YIAGA Africa's Itodo identifies consensus issues ahead of 2027 elections
Politics

YIAGA Africa's Itodo identifies consensus issues ahead of 2027 elections

By Advocate | May 16, 2026 | 2 min read |

Samson Itodo, who leads YIAGA Africa, says consensus isn't the real issue. How parties use it is what matters, he argued. Several political parties are locked in disputes over candidate…

Samson Itodo, who leads YIAGA Africa, says consensus isn't the real issue. How parties use it is what matters, he argued.

Several political parties are locked in disputes over candidate selection right now. The APC and others are divided over implementing Section 85 of the Electoral Act 2026.

Unhappy candidates claim they weren't consulted when their parties picked preferred nominees. They're pushing for primary elections instead of consensus picks.

Speaking on Arise News Friday night, Itodo made his position clear. "The problem isn't consensus itself," he said.

According to him, the real concern is implementation. "What we're seeing is organized theft in these primary processes," Itodo noted.

He described it as suppression of political ambitions. Power gets concentrated in a few hands, he argued, while party members lose their say.

Itodo stressed that this approach isn't democratic. Before 2024, parties had only two nomination methods available.
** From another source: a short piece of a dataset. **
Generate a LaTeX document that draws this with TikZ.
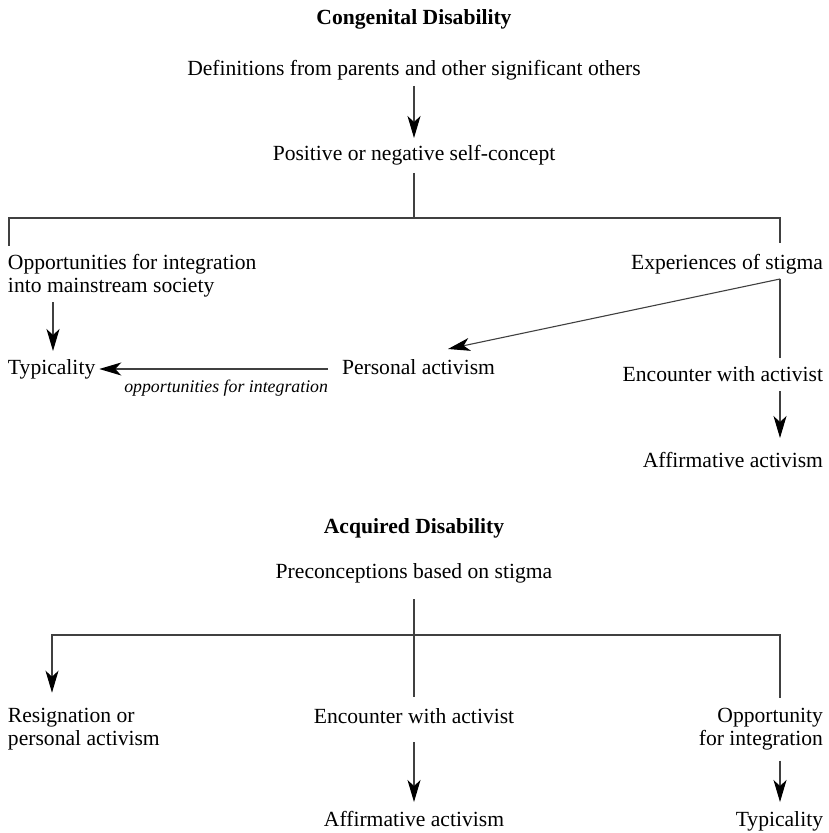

Direct primaries and indirect primaries were the traditional options. Then consensus was introduced to the system.

In his view, late President Buhari pushed for consensus through pressure. He wanted to legitimize a process already happening behind closed doors.

Looking at current practice, Itodo sees serious problems emerging. Aspirants get sidelined and real competition disappears entirely.

"What's happening is candidate imposition, not true consensus," he told the broadcast audience. The electoral framework allows for this, he acknowledged.

But genuine consensus requires everyone in a party to agree on a nominee. Special conventions must ratify such agreements under electoral law.

Real consensus narrows competition space significantly, Itodo warned. That creates its own set of democratic concerns.

His comments reflect growing tension ahead of 2027 elections. Party members across Nigeria are increasingly frustrated with selection methods.